While swabbing for DNA for an unrelated study, scientists accidentally stumbled upon a virus called ATCV-1. It was present in the throats of 44 percent of the 92 adults tested. The virus itself isn’t new, but this is the first time it’s been detected in humans. What’s more is that those that tested positive for the virus also showed a slight decrease in score in a battery of cognitive tests, including scoring seven to nine points lower on a standardized I.Q. test.
It’s important to note that no expansive research has been done into this phenomenon, and correlation does not equal causation. More research will be needed to definitively establish a link. Interestingly, as reported by ABC News,
When the Nebraska researchers injected the virus into the digestive systems of mice, same thing. The rodents blundered around mazes, appeared flummoxed by new toys and seemed oblivious to new entry ways in and out of their cages. In short, they acted a tiny bit stupider than the average mouse.
Also, the researchers tested for other factors impacting the difference, such as “sex, education level, income, race, and even cigarette smoking” (Newsweek). It definitely merits further research. For example, they’re not quite sure how the virus infects human hosts, or whether it is contagious. Professor James L. Van Etten of the University of Nebraska told Newsweek that “little is currently known about how the virus could be transmitted to humans in such abundance, but that they had “’no reason to believe that [the viruses] are contagious among people or animals.'”

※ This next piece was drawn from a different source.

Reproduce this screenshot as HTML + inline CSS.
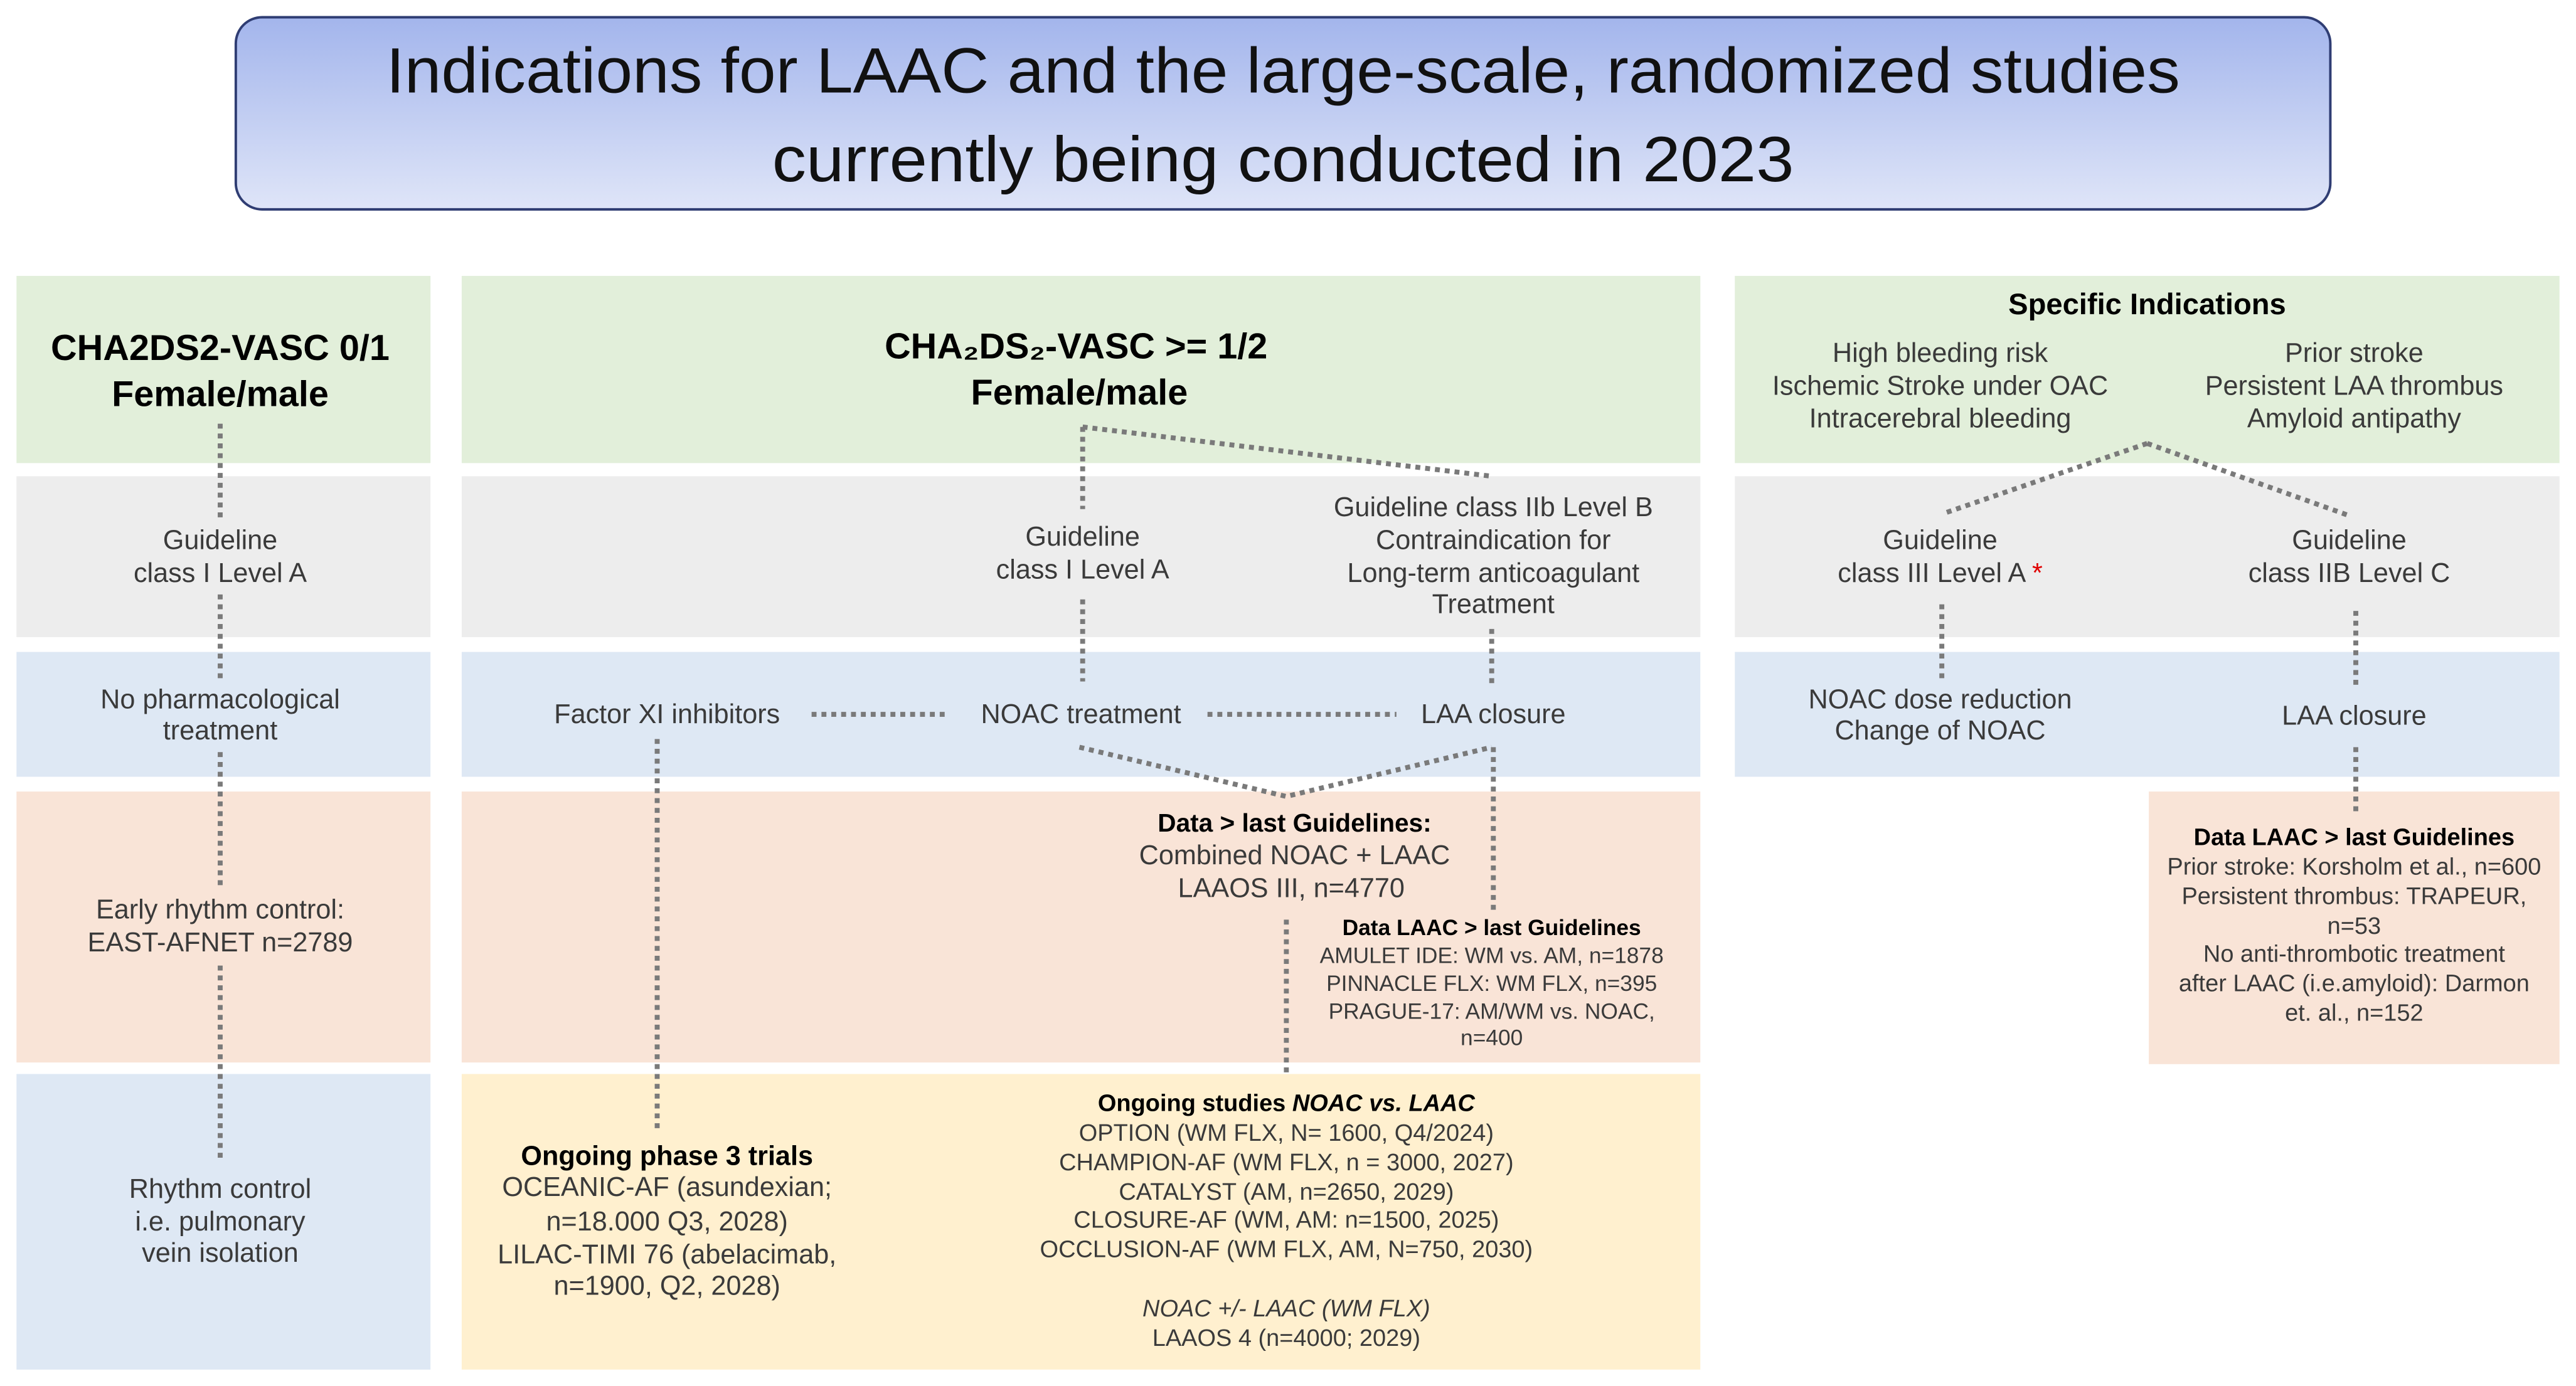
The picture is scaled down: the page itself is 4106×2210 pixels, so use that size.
<!DOCTYPE html>
<html><head><meta charset="utf-8"><style>
html,body{margin:0;padding:0;background:#fff;}
svg{display:block;}
text{font-family:"Liberation Sans",sans-serif;fill:#3a3a3a;}
.b{font-weight:bold;fill:#000;}
</style></head><body>
<svg width="4106" height="2210" viewBox="0 0 1568 844" xmlns="http://www.w3.org/2000/svg">
<defs><linearGradient id="g" x1="0" y1="0" x2="0" y2="1"><stop offset="0" stop-color="#a3b5ec"/><stop offset="1" stop-color="#dfe5f8"/></linearGradient></defs>
<rect x="143.5" y="10.5" width="1275" height="117" rx="16" fill="url(#g)" stroke="#2f3d73" stroke-width="1.5"/>
<g text-anchor="middle" dominant-baseline="central">
<text x="781" y="43" font-size="39" textLength="1092" lengthAdjust="spacingAndGlyphs" style="fill:#111">Indications for LAAC and the large-scale, randomized studies</text>
<text x="781" y="97" font-size="39" textLength="622" lengthAdjust="spacingAndGlyphs" style="fill:#111">currently being conducted in 2023</text>
</g>
<g>
<rect x="10" y="168" width="252" height="114" fill="#e2efda"/>
<rect x="281" y="168" width="754" height="114" fill="#e2efda"/>
<rect x="1056" y="168" width="502" height="114" fill="#e2efda"/>
<rect x="10" y="290" width="252" height="98" fill="#ededed"/>
<rect x="281" y="290" width="754" height="98" fill="#ededed"/>
<rect x="1056" y="290" width="502" height="98" fill="#ededed"/>
<rect x="10" y="397" width="252" height="76" fill="#dee8f4"/>
<rect x="281" y="397" width="754" height="76" fill="#dee8f4"/>
<rect x="1056" y="397" width="502" height="76" fill="#dee8f4"/>
<rect x="10" y="482" width="252" height="165" fill="#f9e4d7"/>
<rect x="281" y="482" width="754" height="165" fill="#f9e4d7"/>
<rect x="1308" y="482" width="250" height="166" fill="#f9e4d7"/>
<rect x="10" y="654" width="252" height="180" fill="#dee8f4"/>
<rect x="281" y="654" width="754" height="180" fill="#fff0cf"/>
</g>
<g stroke="#7a7a7a" stroke-width="3" stroke-dasharray="3 3" fill="none">
<path d="M134 258V315M134 362V415M134 458V540M134 588V705"/>
<path d="M659 260V310M659 260L908 290M659 365V415M908 383V418"/>
<path d="M494 435H575M735 435H850"/>
<path d="M400 450V690M657 455L783 485L908 455M909 455V555M783 560V655"/>
<path d="M1307 270L1185 312M1307 270L1430 314M1182 368V416M1434 372V420M1434 455V495"/>
</g>
<g text-anchor="middle" dominant-baseline="central" font-size="16.5">
<text class="b" x="134" y="212" font-size="22">CHA2DS2-VASC 0/1</text>
<text class="b" x="134" y="240" font-size="22">Female/male</text>
<text x="134" y="329">Guideline</text><text x="134" y="349">class I Level A</text>
<text x="134" y="426">No pharmacological</text><text x="134" y="445">treatment</text>
<text x="134" y="554">Early rhythm control:</text><text x="134" y="574">EAST-AFNET  n=2789</text>
<text x="134" y="724">Rhythm control</text><text x="134" y="744">i.e. pulmonary</text><text x="134" y="763">vein isolation</text>

<text class="b" x="655" y="211" font-size="22">CHA₂DS₂-VASC &gt;= 1/2</text>
<text class="b" x="657" y="239" font-size="22">Female/male</text>
<text x="659" y="327">Guideline</text><text x="659" y="347">class I Level A</text>
<text x="909" y="309">Guideline class IIb Level B</text>
<text x="909" y="329">Contraindication  for</text>
<text x="909" y="349">Long-term anticoagulant</text>
<text x="909" y="368">Treatment</text>
<text x="406" y="435">Factor XI inhibitors</text>
<text x="658" y="435">NOAC treatment</text>
<text x="909" y="435">LAA closure</text>
<text class="b" x="788" y="501" font-size="15.5">Data &gt; last Guidelines:</text>
<text x="788" y="521">Combined NOAC + LAAC</text>
<text x="786" y="541">LAAOS III, n=4770</text>
<g font-size="13.5">
<text class="b" x="908" y="565">Data LAAC &gt; last Guidelines</text>
<text x="908" y="582">AMULET IDE: WM vs. AM, n=1878</text>
<text x="908" y="599">PINNACLE FLX: WM FLX, n=395</text>
<text x="908" y="616">PRAGUE-17: AM/WM vs. NOAC,</text>
<text x="908" y="632">n=400</text>
</g>
<text class="b" x="406" y="704">Ongoing phase 3 trials</text>
<text x="406" y="723">OCEANIC-AF (asundexian;</text>
<text x="406" y="744">n=18.000 Q3, 2028)</text>
<text x="406" y="764">LILAC-TIMI 76 (abelacimab,</text>
<text x="406" y="783">n=1900, Q2, 2028)</text>
<g font-size="14.5">
<text class="b" x="783" y="672">Ongoing studies <tspan font-style="italic">NOAC vs. LAAC</tspan></text>
<text x="783" y="690">OPTION (WM FLX, N= 1600, Q4/2024)</text>
<text x="783" y="708">CHAMPION-AF (WM FLX, n = 3000, 2027)</text>
<text x="783" y="726">CATALYST (AM, n=2650, 2029)</text>
<text x="783" y="743">CLOSURE-AF (WM,  AM: n=1500, 2025)</text>
<text x="783" y="761">OCCLUSION-AF (WM FLX, AM, N=750, 2030)</text>
<text x="783" y="797" font-style="italic">NOAC +/- LAAC (WM FLX)</text>
<text x="783" y="815">LAAOS 4 (n=4000; 2029)</text>
</g>

<text class="b" x="1307" y="185" font-size="18">Specific Indications</text>
<text x="1181" y="215">High bleeding risk</text>
<text x="1181" y="235">Ischemic Stroke under OAC</text>
<text x="1181" y="255">Intracerebral bleeding</text>
<text x="1433" y="215">Prior stroke</text>
<text x="1433" y="235">Persistent LAA thrombus</text>
<text x="1433" y="255">Amyloid antipathy</text>
<text x="1181" y="329">Guideline</text>
<text x="1181" y="349">class III  Level A <tspan style="fill:#e00000">*</tspan></text>
<text x="1430" y="329">Guideline</text>
<text x="1430" y="349">class IIB Level C</text>
<text x="1181" y="426">NOAC dose reduction</text>
<text x="1181" y="445">Change of NOAC</text>
<text x="1433" y="436">LAA closure</text>
<g font-size="14.5">
<text class="b" x="1433" y="510">Data LAAC &gt; last Guidelines</text>
<text x="1433" y="528">Prior stroke: Korsholm et al., n=600</text>
<text x="1433" y="546">Persistent thrombus: TRAPEUR,</text>
<text x="1433" y="564">n=53</text>
<text x="1433" y="581">No anti-thrombotic treatment</text>
<text x="1433" y="599">after LAAC (i.e.amyloid):  Darmon</text>
<text x="1433" y="617">et. al., n=152</text>
</g>
</g>
</svg>
</body></html>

This new finding is also leading to an important discussion in how microorganisms might be affecting us in undiscovered ways. From the Independent:
Dr Robert Yolken, a virologist who led the original study, said: ‘This is a striking example showing that the ‘innocuous’ microorganisms we carry can affect behaviour and cognition. Many physiological differences between person A and person B are encoded in the set of genes each inherits from parents, yet some of these differences are fuelled by the various microorganisms we harbour and the way they interact with our genes.’
It will be interesting to see how future research pans out.